How do insights drive decisions?
John Sevec, mTab's Senior VP of Client Strategy, reviews how marketers excel at strategy and storytelling.
John Sevec, mTab's Senior VP of Client Strategy, reviews how marketers excel at strategy and storytelling.
Q&A with John Sevic
Recently, Harvard Business Review published an article entitled ‘How to Help Your CMO Boost Global Growth’ which focuses on research out of St. John’s University which engaged 41 chief marketing officers and reviews many of the challenges they face professionally.
Their findings revealed that giving CMOs leeway in strategic, financial and operational decisions tends to benefit the company in terms of increasing sales and expanding markets.
One of the most intriguing dimensions of the report was that a 25 percent increase in financial discretion provided to a chief marketing officer correlates with an impressive 77% increase in sales..
We sat down with John Sevec, Senior Vice President of Client Strategy for mTab, who advises an array of leading enterprises on how to reign in their fragmented data, extract insights and use it to guide the decisions and strategies of marketing and product teams.
Q: John, do the findings of this report surprise you?
JS: “Not really. Over the past decade or so, marketing has come under increasing pressure from organizations. Effective marketing sits at the intersection of art and science and creativity and innovation. It’s coming up with unique ways to communicate and engage, but also effectively measuring and tracking the efficacy and results. That is challenging for most individuals given that people are generally ‘left brained,’ meaning they are analytical and methodical, or ‘right brained,’ meaning they are creative and artistic.

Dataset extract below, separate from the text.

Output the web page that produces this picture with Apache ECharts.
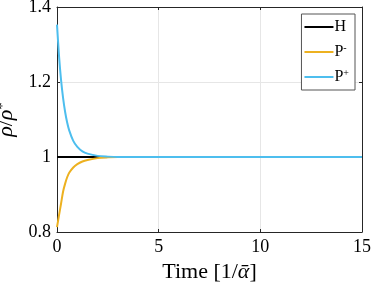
<!DOCTYPE html>
<html><head><meta charset="utf-8">
<script src="https://cdn.jsdelivr.net/npm/echarts@6/dist/echarts.min.js"></script>
<style>html,body{margin:0;padding:0;background:#fff}#c{width:374px;height:284px}</style>
</head><body><div id="c"></div>
<script>
const time = [0, 0.1, 0.2, 0.3, 0.4, 0.5, 0.6, 0.8, 1.0, 1.25, 1.5, 2, 2.5, 3, 5, 10, 15];
const H    = [1, 1, 1, 1, 1, 1, 1, 1, 1, 1, 1, 1, 1, 1, 1, 1, 1];
const Pm   = [0.813, 0.845, 0.876, 0.908, 0.929, 0.946, 0.958, 0.972, 0.981, 0.988, 0.992, 0.997, 0.999, 1, 1, 1, 1];
const Pp   = [1.353, 1.269, 1.205, 1.157, 1.12, 1.092, 1.071, 1.043, 1.027, 1.015, 1.009, 1.003, 1.001, 1, 1, 1, 1];
const xTicks = [0, 5, 10, 15];
const yTicks = [0.8, 1, 1.2, 1.4];

const serif = "'Liberation Serif', 'DejaVu Serif', serif";
const pair = arr => time.map((t, i) => [t, arr[i]]);
const chart = echarts.init(document.getElementById('c'), null, {renderer: 'canvas'});
const axisCol = '#262626';
const common = {
  axisLine: {show: true, onZero: false, lineStyle: {color: axisCol, width: 1}},
  axisTick: {show: true, inside: true, length: 3, lineStyle: {color: axisCol}},
};
chart.setOption({
  animation: false,
  grid: {left: 57, right: 12, top: 7, bottom: 52, containLabel: false, outerBoundsMode: 'none'},
  xAxis: [{
    type: 'value', min: xTicks[0], max: xTicks[xTicks.length - 1], interval: 5,
    ...common,
    axisLabel: {color: '#000', fontFamily: serif, fontSize: 18, margin: 6},
    splitLine: {show: true, lineStyle: {color: '#e6e6e6'}},
    name: 'Time [1/{i|ᾱ}]', nameLocation: 'middle', nameGap: 24,
    nameTextStyle: {color: '#000', fontFamily: serif, fontSize: 22,
      rich: {i: {fontFamily: serif, fontStyle: 'italic', fontSize: 22, color: '#000'}}}
  }, {
    type: 'value', position: 'top', min: 0, max: 15, interval: 5,
    ...common, axisLabel: {show: false}, splitLine: {show: false}
  }],
  yAxis: [{
    type: 'value', min: yTicks[0], max: yTicks[yTicks.length - 1], interval: 0.2,
    ...common,
    axisLabel: {color: '#000', fontFamily: serif, fontSize: 18, margin: 6},
    splitLine: {show: true, lineStyle: {color: '#e6e6e6'}},
    name: '{i|ρ}/{i|ρ}{s|*}', nameLocation: 'middle', nameGap: 23,
    nameTextStyle: {color: '#000', fontFamily: serif, fontSize: 22,
      rich: {i: {fontFamily: serif, fontStyle: 'italic', fontSize: 22, color: '#000'},
             s: {fontFamily: serif, fontSize: 15, color: '#000', verticalAlign: 'top', padding: [0,0,8,0]}}}
  }, {
    type: 'value', position: 'right', min: 0.8, max: 1.4, interval: 0.2,
    ...common, axisLabel: {show: false}, splitLine: {show: false}
  }],
  legend: {
    orient: 'vertical', right: 19, top: 14,
    backgroundColor: '#fff', borderColor: '#555', borderWidth: 1,
    padding: [5, 6, 5, 3], itemGap: 8, itemWidth: 29, itemHeight: 2,
    textStyle: {fontFamily: serif, fontSize: 16, color: '#000', padding: [0,0,0,-4],
      rich: {b: {fontFamily: serif, fontSize: 16, color: '#000', lineHeight: 16},
             s: {fontFamily: serif, fontSize: 10, color: '#000', verticalAlign: 'top', padding: [0,0,8,0]}}},
    formatter: n => n === 'H' ? '{b|H}' : (n === 'P-' ? '{b|P}{s|-}' : '{b|P}{s|+}'),
    data: [{name: 'H', icon: 'rect'}, {name: 'P-', icon: 'rect'}, {name: 'P+', icon: 'rect'}]
  },
  series: [
    {name: 'H', type: 'line', data: pair(H), symbol: 'none', smooth: 0.3, lineStyle: {color: '#000', width: 2}, itemStyle: {color: '#000'}},
    {name: 'P-', type: 'line', data: pair(Pm), symbol: 'none', smooth: 0.3, lineStyle: {color: '#EDB120', width: 2}, itemStyle: {color: '#EDB120'}},
    {name: 'P+', type: 'line', data: pair(Pp), symbol: 'none', smooth: 0.3, lineStyle: {color: '#4DBEEE', width: 2}, itemStyle: {color: '#4DBEEE'}}
  ]
});
</script></body></html>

So, it is challenging to operate at the intersection of both.”
Q: Where do you think the struggles for most CMOs stem from?
JS: “From my perspective, most individuals who have reached marketing leadership roles have largely been focused on the creative side of engagement. I have found that most individuals go into marketing because they are generally creative individuals and excel in this realm. The challenge for many of these folks is the quantitative and measurement dimension of marketing, which has become increasingly critical given their array and complexity of channels. When you look at the ever-increasing variety, velocity, veracity and sheer volume of data surrounding campaigns and customers, it can quickly become very daunting.”
Q: Many organizations seemingly strive to be data-driven, so what is creating this disconnect?
JS: “When you look at the recent Capgemini report that Mark Lummas, our Vice President of Customer Success, discussed, that report revealed that 69 percent of chiefs marketing officers indicate they are responsible for customer experience, however upwards of 55 percent say they don’t have access to technology that provides unified views of customer data. In other words they apparently own the customer experience however, for whatever reason, do not control the data-driven needs of its success. In some situations the gating factor may be financial or operational in nature, but I tend to see that it is more often an uncertainty of where to start to become data-driven in today’s ‘Digital Age.’ Again it can be intimidating based on the sheer number of data sources across the technology stack and when you overlay the need of third party data to compare and benchmark performance it seems to hold many marketing organizations back.”
Q: How do CMOs balance the need for being artistic in their creativity and accurate in their measurement?
JS: “The brands we see doing it most successfully are the ones where marketing or product are embracing metrics and data on a cultural level. It is a full commitment developing strategies, driving decisions and delivering innovation based on quantitative measurements of the markets and customers. The ‘right brained’ creative dimension serves the left brain in this manner. In other words, the marketing determines elements like the target audience, and product features through precise data analysis and then engages, communicates and promotes these aspects creatively. It’s a hand-in-hand approach, but data insights are leading the charge in the process.”